The copy must start at the line that contains "Emit a LaTeX" and finish at the line that contains "(n71) at (661.5,258)", reproducing each line exactly. Any picture in that span is omitted.
══════
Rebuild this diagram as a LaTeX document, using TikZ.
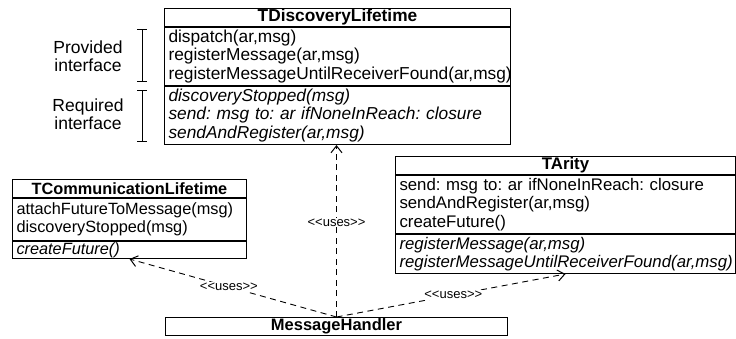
\documentclass[tikz,border=0pt]{standalone}
\usepackage{fontspec}
\setmainfont{Liberation Sans}
\usetikzlibrary{arrows.meta}
\frenchspacing

\tikzset{
  classhead/.style={draw=black, line width=1pt, anchor=north west,
    inner sep=0pt, minimum height=#1},
  classpart/.style={draw=black, line width=1pt, anchor=north west,
    inner xsep=4pt, inner ysep=0pt, align=left, minimum height=#1},
  dlfont/.style={font=\fontsize{17.3pt}{18.6pt}\selectfont},
  dlbold/.style={font=\fontsize{17.3pt}{18.6pt}\selectfont\bfseries},
  tafont/.style={font=\fontsize{16.8pt}{18.3pt}\selectfont},
  tabold/.style={font=\fontsize{16.8pt}{18.3pt}\selectfont\bfseries},
  clfont/.style={font=\fontsize{16.3pt}{18.2pt}\selectfont},
  clbold/.style={font=\fontsize{16.3pt}{18.2pt}\selectfont\bfseries},
  mhbold/.style={font=\fontsize{16.5pt}{18pt}\selectfont\bfseries},
  uses/.style={draw=black, line width=0.9pt, dash pattern=on 6pt off 4.5pt,
    -{Straight Barb[length=7pt,width=11pt,line width=1pt]}},
  useslabel/.style={fill=white, inner sep=1pt, font=\fontsize{13pt}{14pt}\selectfont},
  sidelabel/.style={align=center, font=\fontsize{17.5pt}{18.5pt}\selectfont},
  bracket/.style={draw=black, line width=1pt}
}

\begin{document}
\begin{tikzpicture}[x=1pt, y=-1pt]
  \useasboundingbox (0,0) rectangle (736,338);

  % TDiscoveryLifetime
  \node[classhead=18pt, dlbold, minimum width=346pt] (dl) at (164,8) {TDiscoveryLifetime};
  \node[classpart=58pt, dlfont, text width=338pt] (dlp) at (dl.south west)
    {dispatch(ar,msg)\\registerMessage(ar,msg)\\registerMessageUntilReceiverFound(ar,msg)};
  \node[classpart=58pt, dlfont, text width=338pt] (dlr) at (dlp.south west)
    {\itshape discoveryStopped(msg)\\\itshape send: msg to: ar ifNoneInReach: closure\\\itshape sendAndRegister(ar,msg)};

  % interface brackets
  \coordinate (pt) at (142,29.5);  \coordinate (pb) at (142,81);
  \coordinate (rt) at (142,90.5);  \coordinate (rb) at (142,141.5);
  \draw[bracket] (pt) -- (pb);
  \draw[bracket] ([xshift=-5pt]pt) -- ([xshift=5pt]pt);
  \draw[bracket] ([xshift=-5pt]pb) -- ([xshift=5pt]pb);
  \draw[bracket] (rt) -- (rb);
  \draw[bracket] ([xshift=-5pt]rt) -- ([xshift=5pt]rt);
  \draw[bracket] ([xshift=-5pt]rb) -- ([xshift=5pt]rb);
  \node[sidelabel] (prov) at (88,56) {Provided\\interface};
  \node[sidelabel] (req) at (88,114) {Required\\interface};

  % TCommunicationLifetime
  \node[classhead=18pt, clbold, minimum width=234pt] (cl) at (12,179) {TCommunicationLifetime};
  \node[classpart=42pt, clfont, text width=226pt] (clp) at (cl.south west)
    {attachFutureToMessage(msg)\\discoveryStopped(msg)};
  \node[classpart=17pt, clfont, text width=226pt] (clr) at (clp.south west)
    {\itshape createFuture()};

  % TArity
  \node[classhead=18pt, tabold, minimum width=340pt] (ta) at (395,156) {TArity};
  \node[classpart=58pt, tafont, text width=332pt] (tap) at (ta.south west)
    {send: msg to: ar ifNoneInReach: closure\\sendAndRegister(ar,msg)\\createFuture()};
  \node[classpart=39pt, tafont, text width=332pt] (tar) at (tap.south west)
    {\itshape registerMessage(ar,msg)\\\itshape registerMessageUntilReceiverFound(ar,msg)};

  % MessageHandler
  \node[classhead=18pt, mhbold, minimum width=342pt] (mh) at (165,317) {MessageHandler};

  % dependencies
  \draw[uses] (mh.north) -- node[useslabel, pos=0.55] {{<}{<}uses{>}{>}} (mh.north |- dlr.south);
  \draw[uses] (mh.north) -- node[useslabel, pos=0.52] {{<}{<}uses{>}{>}} (clr.south);
  \draw[uses] (mh.north) -- node[useslabel, pos=0.51] {{<}{<}uses{>}{>}} (tar.south);
\end{tikzpicture}
\end{document}
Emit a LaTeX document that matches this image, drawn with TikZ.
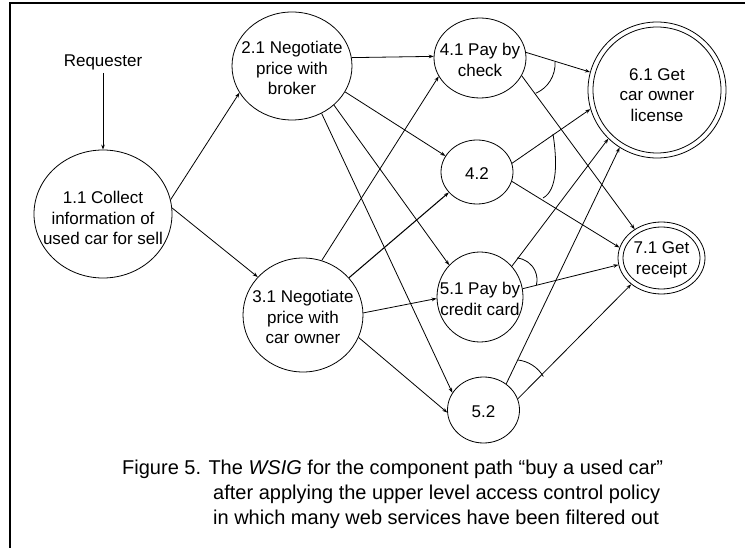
\documentclass[tikz,border=0pt]{standalone}
\usepackage{fontspec}
\setmainfont{Liberation Sans}
\usetikzlibrary{shapes.geometric,arrows.meta}

\begin{document}
\begin{tikzpicture}[x=1pt,y=-1pt,
  proc/.style={ellipse,draw,line width=0.8pt,inner sep=0pt},
  txt/.style={font=\fontsize{17}{20.5}\selectfont,align=center,inner sep=0pt,yshift=-2pt},
  arr/.style={line width=0.8pt,-{Stealth[length=5pt,width=3.6pt]}},
  andarc/.style={line width=0.8pt},
  captxt/.style={font=\fontsize{20}{25}\selectfont,anchor=base west,inner sep=0pt}]
\useasboundingbox (0,0) rectangle (745,548);

% frame
\draw[line width=1.4pt] (10,548) -- (10,3) -- (745,3);

% requester
\node[txt,inner sep=3pt,yshift=2pt] (req) at (103,62) {Requester};

% processes
\node[proc,minimum width=138pt,minimum height=128pt,
  label={[txt,yshift=-2pt]center:{1.1 Collect\\information of\\used car for sell}}] (n11) at (103,214) {};
\node[proc,minimum width=120pt,minimum height=108pt,
  label={[txt]center:{2.1 Negotiate\\price with\\broker}}] (n21) at (292,66) {};
\node[proc,minimum width=120pt,minimum height=114pt,
  label={[txt]center:{3.1 Negotiate\\price with\\car owner}}] (n31) at (303,315) {};
\node[proc,minimum width=92pt,minimum height=80pt,
  label={[txt]center:{4.1 Pay by\\check}}] (n41) at (480,58) {};
\node[proc,minimum width=72pt,minimum height=64pt,
  label={[txt]center:{4.2}}] (n42) at (477,172) {};
\node[proc,minimum width=86pt,minimum height=90pt,
  label={[txt]center:{5.1 Pay by\\credit card}}] (n51) at (480,297) {};
\node[proc,minimum width=72pt,minimum height=66pt,
  label={[txt]center:{5.2}}] (n52) at (483.5,410) {};
\node[proc,minimum width=138pt,minimum height=136pt,
  label={[txt,yshift=-3pt]center:{6.1 Get\\car owner\\license}}] (n61) at (657,90) {};
\node[proc,minimum width=87pt,minimum height=72pt,
  label={[txt]center:{7.1 Get\\receipt}}] (n71) at (661.5,258) {};

% inner rings of the goal nodes
\draw[line width=0.8pt] (n61.center) ellipse [x radius=64, y radius=63];
\draw[line width=0.8pt] (n71.center) ellipse [x radius=38.5, y radius=31];

% connectors
\draw[arr] (req) -- (n11.90);
\draw[arr] (n11.12) -- (n21.207);
\draw[arr] (n11.5) -- (n31.140);
\draw[arr] (n21.8.5) -- (n41.178.7);
\draw[arr] (n21.-26.6) -- (n42.153.4);
\draw[arr] (n21.-43.6) -- (n51.134);
\draw[arr] (n21.-58.5) -- (n52.151.6);
\draw[arr] (n31.71.6) -- (n41.204);
\draw[arr,line width=1.05pt] (n31.39.2) -- (n42.216.3);
\draw[arr] (n31.2) -- (n51.182.7);
\draw[arr] (n31.-22) -- (n52.184.8);
\draw[arr] (n41.7.6) -- (n61.165.6);
\draw[arr] (n41.-23) -- (n71.133.6);
\draw[arr] (n42.14) -- (n61.196.9);
\draw[arr] (n42.-15.5) -- (n71.166);
\draw[arr] (n51.44) -- (n61.225.6);
\draw[arr] (n51.11.6) -- (n71.189.6);
\draw[arr] (n52.49) -- (n61.237);
\draw[arr] (n52.18) -- (n71.221);

% AND arcs
\draw[andarc] (555,62) arc[start angle=-3.4,end angle=66.8,radius=32];
\draw[andarc] (553,134) .. controls (557,160) and (558,190) .. (543,198);
\draw[andarc] (517,258) arc[start angle=-84.8,end angle=13.4,radius=22];
\draw[andarc] (518,360) arc[start angle=-83.3,end angle=-30.4,radius=34];

% caption
\node[captxt] (c1) at (122,474) {Figure 5. The \textit{WSIG} for the component path “buy a used car”};
\node[captxt] (c2) at (213,499) {after applying the upper level access control policy};
\node[captxt] (c3) at (213,524) {in which many web services have been filtered out};
\end{tikzpicture}
\end{document}
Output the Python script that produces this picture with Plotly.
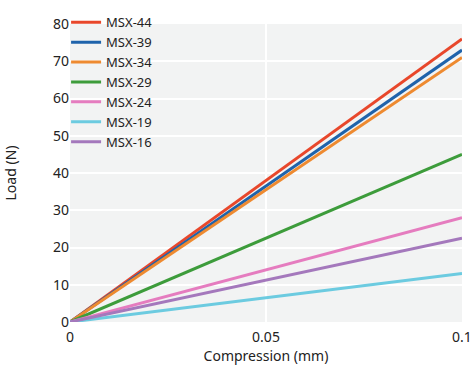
══════
* _Written solution_:
Emit a LaTeX document that matches this image, drawn with TikZ.
\documentclass[tikz,border=0pt]{standalone}
\usepackage{fontspec}
\setmainfont{Liberation Sans}
\usetikzlibrary{shapes.geometric,arrows.meta}

\begin{document}
\begin{tikzpicture}[x=1pt,y=-1pt,
  proc/.style={ellipse,draw,line width=0.8pt,inner sep=0pt},
  txt/.style={font=\fontsize{17}{20.5}\selectfont,align=center,inner sep=0pt,yshift=-2pt},
  arr/.style={line width=0.8pt,-{Stealth[length=5pt,width=3.6pt]}},
  andarc/.style={line width=0.8pt},
  captxt/.style={font=\fontsize{20}{25}\selectfont,anchor=base west,inner sep=0pt}]
\useasboundingbox (0,0) rectangle (745,548);

% frame
\draw[line width=1.4pt] (10,548) -- (10,3) -- (745,3);

% requester
\node[txt,inner sep=3pt,yshift=2pt] (req) at (103,62) {Requester};

% processes
\node[proc,minimum width=138pt,minimum height=128pt,
  label={[txt,yshift=-2pt]center:{1.1 Collect\\information of\\used car for sell}}] (n11) at (103,214) {};
\node[proc,minimum width=120pt,minimum height=108pt,
  label={[txt]center:{2.1 Negotiate\\price with\\broker}}] (n21) at (292,66) {};
\node[proc,minimum width=120pt,minimum height=114pt,
  label={[txt]center:{3.1 Negotiate\\price with\\car owner}}] (n31) at (303,315) {};
\node[proc,minimum width=92pt,minimum height=80pt,
  label={[txt]center:{4.1 Pay by\\check}}] (n41) at (480,58) {};
\node[proc,minimum width=72pt,minimum height=64pt,
  label={[txt]center:{4.2}}] (n42) at (477,172) {};
\node[proc,minimum width=86pt,minimum height=90pt,
  label={[txt]center:{5.1 Pay by\\credit card}}] (n51) at (480,297) {};
\node[proc,minimum width=72pt,minimum height=66pt,
  label={[txt]center:{5.2}}] (n52) at (483.5,410) {};
\node[proc,minimum width=138pt,minimum height=136pt,
  label={[txt,yshift=-3pt]center:{6.1 Get\\car owner\\license}}] (n61) at (657,90) {};
\node[proc,minimum width=87pt,minimum height=72pt,
  label={[txt]center:{7.1 Get\\receipt}}] (n71) at (661.5,258) {};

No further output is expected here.